Uma vez que “ninguém jamais viu a
Deus’, que por sinal é identificado pelo apóstolo Paulo como aquele que “habita
em luz inacessível”, buscamos diferentes maneiras de responder a pergunta “Onde
está Deus?”. Lá em cima, lá fora, e nas profundezas do ser, são algumas delas.
Mas quero sugerir uma quarta possibilidade: Deus está nas relações de amor,
porque “Deus é amor”, e portanto, necessariamente um Deus em relação – relacionamento.
Hugo Assmann e Jung Mo Sung [Deus em
nós, Editora Paulus] desenvolveram o conceito de endomística: “a noção de que
Deus e o seu amor se fazem presentes no meio de nós na medida em que amamos e
servimos aos pobres e excluídos”. Afirmam que “a presença do Amor de Deus em
nós acontece no amor solidário ao próximo. Não há uma relação de causalidade
entre o que vem primeiro e o que vem depois. Nas palavras de Assmann, “Deus
solidário é o Deus em todos e de todos”. A presença de Deus se faz presente em
nós quando nós nos abrimos ao próximo no amor solidário, e nós somos capazes
disso porque o amor de Deus opera em nós.
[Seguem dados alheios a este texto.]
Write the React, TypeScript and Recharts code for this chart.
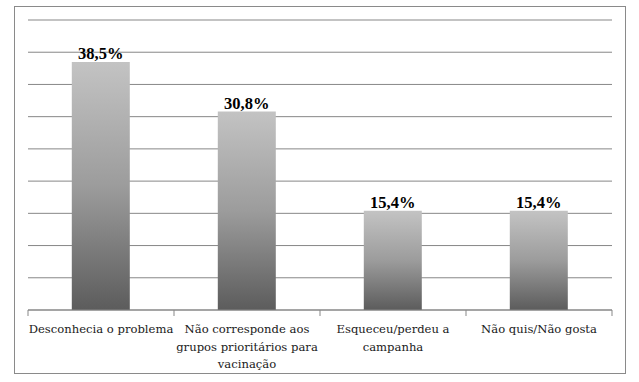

É um “acontecimento” onde os “dois
amores” ocorrem simultaneamente, que só acontece na medida em que o amor
solidário pelo próximo e o amor de Deus se fazem presentes ao mesmo tempo.
O Deus cristão não vive na solidão:
é Deus Pai, Deus Filho e Deus Espírito, a comunhão perfeita de três pessoas que
vive[m] em amor desde toda a eternidade. Quanto mais longe estamos uns dos
outros, mais distantes de Deus, ou se preferir, mais distantes da experiência
de Deus! “Ninguém jamais viu a Deus”, disse o apóstolo João. Mas concluiu
dizendo que “Se amamos uns aos outros, Deus permanece em nós e seu amor está
aperfeiçoado em nós”. Deus está também e principalmente no breve instante em
que conseguimos sair de cena, matar o ego, e abrir espaço existencial para Deus
ser em nós e principalmente através de nós. Leonardo Boff [Experimentar Deus.
Editora Vozes], observou que Deus não é apenas transcendente e imanente, é
também transparente, pois é Deus “sobre todos, em todos, e por meio de todos”.